Source code of charts:

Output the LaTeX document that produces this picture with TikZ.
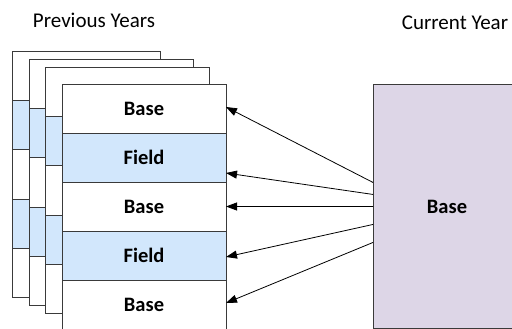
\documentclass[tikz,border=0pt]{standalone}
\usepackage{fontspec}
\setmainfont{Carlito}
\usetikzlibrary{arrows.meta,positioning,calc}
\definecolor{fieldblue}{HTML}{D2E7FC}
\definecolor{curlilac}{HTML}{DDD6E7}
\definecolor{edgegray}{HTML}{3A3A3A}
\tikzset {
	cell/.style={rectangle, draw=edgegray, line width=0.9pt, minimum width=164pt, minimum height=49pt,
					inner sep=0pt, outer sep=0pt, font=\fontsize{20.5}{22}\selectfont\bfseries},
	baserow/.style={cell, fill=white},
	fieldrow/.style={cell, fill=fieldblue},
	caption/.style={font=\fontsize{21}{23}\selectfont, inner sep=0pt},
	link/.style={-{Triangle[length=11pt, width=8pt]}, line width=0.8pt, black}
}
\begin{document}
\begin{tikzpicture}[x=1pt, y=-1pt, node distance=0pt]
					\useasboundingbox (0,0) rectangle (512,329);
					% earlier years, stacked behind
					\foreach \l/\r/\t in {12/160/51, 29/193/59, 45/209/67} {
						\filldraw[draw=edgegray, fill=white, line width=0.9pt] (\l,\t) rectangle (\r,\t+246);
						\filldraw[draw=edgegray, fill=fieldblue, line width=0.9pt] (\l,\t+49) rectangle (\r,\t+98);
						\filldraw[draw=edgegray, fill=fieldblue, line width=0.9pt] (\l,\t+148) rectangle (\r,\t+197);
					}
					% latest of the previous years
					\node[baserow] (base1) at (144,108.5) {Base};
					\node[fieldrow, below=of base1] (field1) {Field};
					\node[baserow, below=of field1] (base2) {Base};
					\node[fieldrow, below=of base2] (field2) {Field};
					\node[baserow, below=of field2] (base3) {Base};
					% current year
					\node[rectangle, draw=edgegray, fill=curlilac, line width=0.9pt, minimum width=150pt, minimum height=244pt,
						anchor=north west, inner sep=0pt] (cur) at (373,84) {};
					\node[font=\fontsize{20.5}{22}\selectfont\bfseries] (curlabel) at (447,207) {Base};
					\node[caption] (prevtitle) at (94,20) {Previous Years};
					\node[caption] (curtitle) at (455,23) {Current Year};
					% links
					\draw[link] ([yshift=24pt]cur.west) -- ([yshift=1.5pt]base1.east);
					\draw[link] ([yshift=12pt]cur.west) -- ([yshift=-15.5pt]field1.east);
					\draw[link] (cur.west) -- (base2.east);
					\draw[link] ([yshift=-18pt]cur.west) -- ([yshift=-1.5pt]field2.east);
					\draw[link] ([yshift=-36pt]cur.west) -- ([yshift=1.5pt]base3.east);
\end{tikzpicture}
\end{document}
* * *
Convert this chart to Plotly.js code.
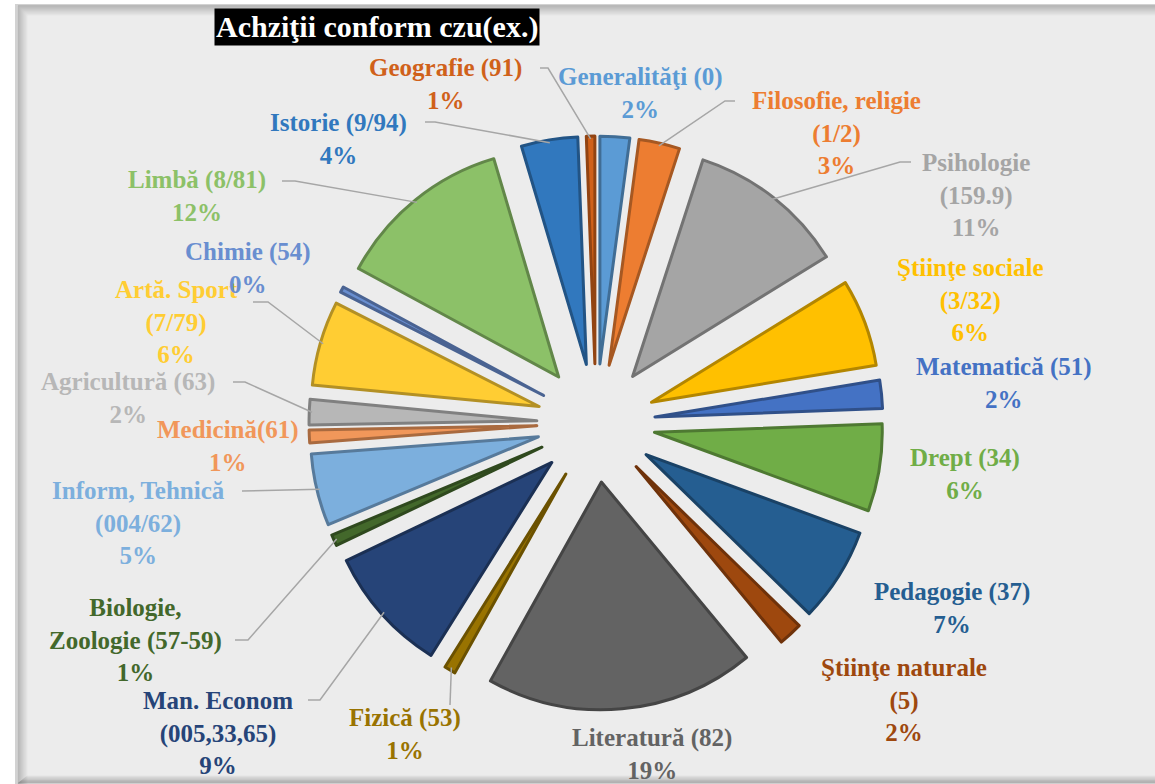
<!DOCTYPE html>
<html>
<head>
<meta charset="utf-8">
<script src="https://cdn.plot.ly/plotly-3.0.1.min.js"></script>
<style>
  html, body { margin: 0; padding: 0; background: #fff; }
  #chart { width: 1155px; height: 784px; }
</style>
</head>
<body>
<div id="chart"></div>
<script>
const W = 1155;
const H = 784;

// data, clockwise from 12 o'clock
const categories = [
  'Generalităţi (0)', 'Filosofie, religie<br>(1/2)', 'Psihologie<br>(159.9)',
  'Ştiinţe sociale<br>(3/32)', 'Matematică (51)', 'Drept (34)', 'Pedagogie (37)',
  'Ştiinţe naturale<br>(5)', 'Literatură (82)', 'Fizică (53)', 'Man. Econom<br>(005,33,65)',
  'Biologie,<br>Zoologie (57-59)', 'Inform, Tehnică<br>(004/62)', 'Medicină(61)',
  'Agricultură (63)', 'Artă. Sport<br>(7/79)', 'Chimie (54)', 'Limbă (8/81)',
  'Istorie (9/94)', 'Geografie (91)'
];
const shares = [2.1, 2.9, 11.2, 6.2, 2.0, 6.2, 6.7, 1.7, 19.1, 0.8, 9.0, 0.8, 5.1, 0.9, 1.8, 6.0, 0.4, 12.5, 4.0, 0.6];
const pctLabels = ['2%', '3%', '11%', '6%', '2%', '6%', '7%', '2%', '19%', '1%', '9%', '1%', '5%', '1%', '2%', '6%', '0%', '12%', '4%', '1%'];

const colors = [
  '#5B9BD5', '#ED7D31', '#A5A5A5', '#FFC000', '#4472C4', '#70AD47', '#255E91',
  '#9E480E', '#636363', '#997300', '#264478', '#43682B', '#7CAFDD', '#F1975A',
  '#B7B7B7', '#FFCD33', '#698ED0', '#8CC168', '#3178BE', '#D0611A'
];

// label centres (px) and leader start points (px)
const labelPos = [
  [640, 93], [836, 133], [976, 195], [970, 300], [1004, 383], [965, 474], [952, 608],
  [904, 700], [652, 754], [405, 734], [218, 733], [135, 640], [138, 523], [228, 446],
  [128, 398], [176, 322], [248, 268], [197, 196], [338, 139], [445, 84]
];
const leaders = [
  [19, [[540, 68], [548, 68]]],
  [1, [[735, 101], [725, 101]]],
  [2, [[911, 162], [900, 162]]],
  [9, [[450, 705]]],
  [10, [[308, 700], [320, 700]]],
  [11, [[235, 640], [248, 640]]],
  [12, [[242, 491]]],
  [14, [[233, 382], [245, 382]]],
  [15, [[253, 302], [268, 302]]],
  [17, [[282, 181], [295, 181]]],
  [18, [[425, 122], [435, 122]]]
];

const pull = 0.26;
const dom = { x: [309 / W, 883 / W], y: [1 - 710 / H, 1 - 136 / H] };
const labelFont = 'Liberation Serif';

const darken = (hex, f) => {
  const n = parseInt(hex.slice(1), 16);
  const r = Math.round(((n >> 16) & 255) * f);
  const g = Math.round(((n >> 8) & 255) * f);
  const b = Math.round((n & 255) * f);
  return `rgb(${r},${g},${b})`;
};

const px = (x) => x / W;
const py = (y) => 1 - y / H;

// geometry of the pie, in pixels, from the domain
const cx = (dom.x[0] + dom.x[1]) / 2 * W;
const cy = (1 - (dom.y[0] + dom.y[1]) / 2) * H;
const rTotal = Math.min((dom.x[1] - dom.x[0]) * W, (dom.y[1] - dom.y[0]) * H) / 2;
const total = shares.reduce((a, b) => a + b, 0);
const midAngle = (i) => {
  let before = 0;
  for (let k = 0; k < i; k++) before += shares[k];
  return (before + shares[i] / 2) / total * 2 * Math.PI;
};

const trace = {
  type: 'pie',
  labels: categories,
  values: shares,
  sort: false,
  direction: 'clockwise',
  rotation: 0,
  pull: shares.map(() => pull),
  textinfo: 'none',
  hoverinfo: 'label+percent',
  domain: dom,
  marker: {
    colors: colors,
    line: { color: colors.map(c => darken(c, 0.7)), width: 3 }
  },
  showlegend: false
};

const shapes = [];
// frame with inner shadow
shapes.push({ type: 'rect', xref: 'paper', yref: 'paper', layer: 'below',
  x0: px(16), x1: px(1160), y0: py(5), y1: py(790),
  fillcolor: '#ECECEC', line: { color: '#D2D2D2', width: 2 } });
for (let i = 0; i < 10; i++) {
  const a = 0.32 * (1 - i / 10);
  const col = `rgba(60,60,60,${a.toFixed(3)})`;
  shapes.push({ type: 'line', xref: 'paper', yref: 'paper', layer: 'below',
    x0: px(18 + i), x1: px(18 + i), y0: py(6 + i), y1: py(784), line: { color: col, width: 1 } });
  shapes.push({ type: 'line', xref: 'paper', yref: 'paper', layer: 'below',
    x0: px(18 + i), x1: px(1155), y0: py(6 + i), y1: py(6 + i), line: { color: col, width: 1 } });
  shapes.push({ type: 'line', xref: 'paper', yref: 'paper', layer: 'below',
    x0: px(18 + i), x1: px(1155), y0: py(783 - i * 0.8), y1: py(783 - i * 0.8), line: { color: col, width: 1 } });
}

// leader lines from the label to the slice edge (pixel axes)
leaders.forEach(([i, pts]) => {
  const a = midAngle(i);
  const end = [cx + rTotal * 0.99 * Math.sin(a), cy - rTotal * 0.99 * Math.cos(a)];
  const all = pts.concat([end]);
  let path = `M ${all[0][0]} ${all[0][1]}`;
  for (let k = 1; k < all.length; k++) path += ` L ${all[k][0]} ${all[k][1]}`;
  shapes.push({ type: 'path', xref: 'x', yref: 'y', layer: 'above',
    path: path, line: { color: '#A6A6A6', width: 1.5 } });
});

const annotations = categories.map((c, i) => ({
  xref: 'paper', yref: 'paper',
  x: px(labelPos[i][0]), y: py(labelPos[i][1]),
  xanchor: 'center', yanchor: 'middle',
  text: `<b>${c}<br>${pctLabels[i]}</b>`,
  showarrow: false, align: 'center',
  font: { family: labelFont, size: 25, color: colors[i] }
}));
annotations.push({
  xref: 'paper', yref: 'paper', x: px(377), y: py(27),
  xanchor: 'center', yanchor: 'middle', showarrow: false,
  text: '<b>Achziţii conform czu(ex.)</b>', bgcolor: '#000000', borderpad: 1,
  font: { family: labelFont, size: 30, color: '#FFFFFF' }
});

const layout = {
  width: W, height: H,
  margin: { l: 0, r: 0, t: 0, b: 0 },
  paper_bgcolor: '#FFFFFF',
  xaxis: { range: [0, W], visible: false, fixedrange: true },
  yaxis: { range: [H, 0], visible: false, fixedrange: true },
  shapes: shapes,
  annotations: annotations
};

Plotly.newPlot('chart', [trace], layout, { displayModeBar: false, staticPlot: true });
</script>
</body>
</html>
--
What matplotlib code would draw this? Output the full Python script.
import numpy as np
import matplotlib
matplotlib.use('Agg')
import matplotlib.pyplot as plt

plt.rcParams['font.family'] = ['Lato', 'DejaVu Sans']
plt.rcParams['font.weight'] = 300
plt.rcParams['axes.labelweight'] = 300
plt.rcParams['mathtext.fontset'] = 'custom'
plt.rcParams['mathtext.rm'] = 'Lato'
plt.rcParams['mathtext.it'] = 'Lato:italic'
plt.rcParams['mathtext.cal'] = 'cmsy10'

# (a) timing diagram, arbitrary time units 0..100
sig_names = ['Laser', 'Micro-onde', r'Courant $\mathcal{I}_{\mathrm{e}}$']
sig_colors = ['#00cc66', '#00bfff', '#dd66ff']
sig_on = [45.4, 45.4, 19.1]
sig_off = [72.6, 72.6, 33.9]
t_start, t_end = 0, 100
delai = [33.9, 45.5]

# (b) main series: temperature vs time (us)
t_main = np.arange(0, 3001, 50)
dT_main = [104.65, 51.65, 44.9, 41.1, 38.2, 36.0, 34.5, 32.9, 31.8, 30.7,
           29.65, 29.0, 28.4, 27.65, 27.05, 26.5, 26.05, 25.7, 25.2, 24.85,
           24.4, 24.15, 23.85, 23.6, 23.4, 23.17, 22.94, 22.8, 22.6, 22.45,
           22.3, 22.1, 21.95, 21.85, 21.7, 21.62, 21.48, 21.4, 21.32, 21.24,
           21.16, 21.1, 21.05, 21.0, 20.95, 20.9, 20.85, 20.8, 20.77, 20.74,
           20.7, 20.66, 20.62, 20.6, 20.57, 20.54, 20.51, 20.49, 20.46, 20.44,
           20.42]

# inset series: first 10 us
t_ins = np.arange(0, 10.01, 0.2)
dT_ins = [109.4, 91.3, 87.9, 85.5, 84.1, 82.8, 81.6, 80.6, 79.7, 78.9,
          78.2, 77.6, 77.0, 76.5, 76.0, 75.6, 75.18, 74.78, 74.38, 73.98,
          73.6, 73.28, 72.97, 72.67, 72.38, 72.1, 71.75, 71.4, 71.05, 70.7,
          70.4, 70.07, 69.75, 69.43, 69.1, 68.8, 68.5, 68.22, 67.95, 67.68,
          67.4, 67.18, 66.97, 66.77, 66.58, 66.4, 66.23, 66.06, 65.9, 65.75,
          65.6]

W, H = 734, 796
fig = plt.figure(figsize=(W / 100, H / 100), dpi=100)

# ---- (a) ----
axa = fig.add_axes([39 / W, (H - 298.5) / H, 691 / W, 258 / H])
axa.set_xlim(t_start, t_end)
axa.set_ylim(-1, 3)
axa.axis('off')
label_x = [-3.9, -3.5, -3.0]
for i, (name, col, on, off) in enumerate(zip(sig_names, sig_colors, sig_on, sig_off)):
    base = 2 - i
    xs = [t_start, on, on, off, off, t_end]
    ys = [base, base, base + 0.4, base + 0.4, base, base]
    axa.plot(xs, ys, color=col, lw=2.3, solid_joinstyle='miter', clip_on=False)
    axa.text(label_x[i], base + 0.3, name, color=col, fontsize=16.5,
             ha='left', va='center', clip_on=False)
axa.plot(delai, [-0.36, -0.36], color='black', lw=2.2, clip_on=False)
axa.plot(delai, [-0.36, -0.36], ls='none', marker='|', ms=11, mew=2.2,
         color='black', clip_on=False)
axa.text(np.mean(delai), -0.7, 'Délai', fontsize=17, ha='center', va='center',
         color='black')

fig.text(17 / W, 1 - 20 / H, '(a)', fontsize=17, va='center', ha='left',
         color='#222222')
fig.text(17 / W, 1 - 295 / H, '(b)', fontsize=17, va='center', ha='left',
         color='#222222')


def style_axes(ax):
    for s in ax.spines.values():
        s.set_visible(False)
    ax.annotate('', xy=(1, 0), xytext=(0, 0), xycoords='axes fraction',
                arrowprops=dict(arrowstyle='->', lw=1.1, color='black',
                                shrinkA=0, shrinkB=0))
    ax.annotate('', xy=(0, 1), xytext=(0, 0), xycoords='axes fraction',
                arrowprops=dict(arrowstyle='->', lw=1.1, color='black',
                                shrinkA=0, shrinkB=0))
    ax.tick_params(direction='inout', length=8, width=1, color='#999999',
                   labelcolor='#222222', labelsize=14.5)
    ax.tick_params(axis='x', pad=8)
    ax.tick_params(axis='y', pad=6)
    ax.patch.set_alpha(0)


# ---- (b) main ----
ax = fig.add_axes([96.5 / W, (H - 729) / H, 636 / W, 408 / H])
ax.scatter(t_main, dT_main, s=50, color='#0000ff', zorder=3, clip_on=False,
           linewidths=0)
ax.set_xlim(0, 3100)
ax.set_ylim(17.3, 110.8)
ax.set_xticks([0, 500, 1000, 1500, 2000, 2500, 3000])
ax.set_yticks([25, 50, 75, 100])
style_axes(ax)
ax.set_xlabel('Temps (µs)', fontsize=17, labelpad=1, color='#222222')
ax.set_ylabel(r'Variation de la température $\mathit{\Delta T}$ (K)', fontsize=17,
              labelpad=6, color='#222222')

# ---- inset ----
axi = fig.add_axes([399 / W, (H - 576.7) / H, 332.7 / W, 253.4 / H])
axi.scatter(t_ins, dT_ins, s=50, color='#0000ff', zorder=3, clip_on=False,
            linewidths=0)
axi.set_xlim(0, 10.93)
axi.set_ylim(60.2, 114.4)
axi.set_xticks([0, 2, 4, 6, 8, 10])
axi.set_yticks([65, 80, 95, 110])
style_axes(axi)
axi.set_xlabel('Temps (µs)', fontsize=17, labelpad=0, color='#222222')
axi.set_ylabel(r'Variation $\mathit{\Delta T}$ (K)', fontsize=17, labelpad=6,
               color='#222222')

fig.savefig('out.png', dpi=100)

Exercise prompt: What do the lines above say from the one containing "What matplotlib code" down to the one containing "import matplotlib.pyplot as plt"? Return them exactly, both end lines included, and only them.

Response:
What matplotlib code would draw this? Output the full Python script.
import numpy as np
import matplotlib
matplotlib.use('Agg')
import matplotlib.pyplot as plt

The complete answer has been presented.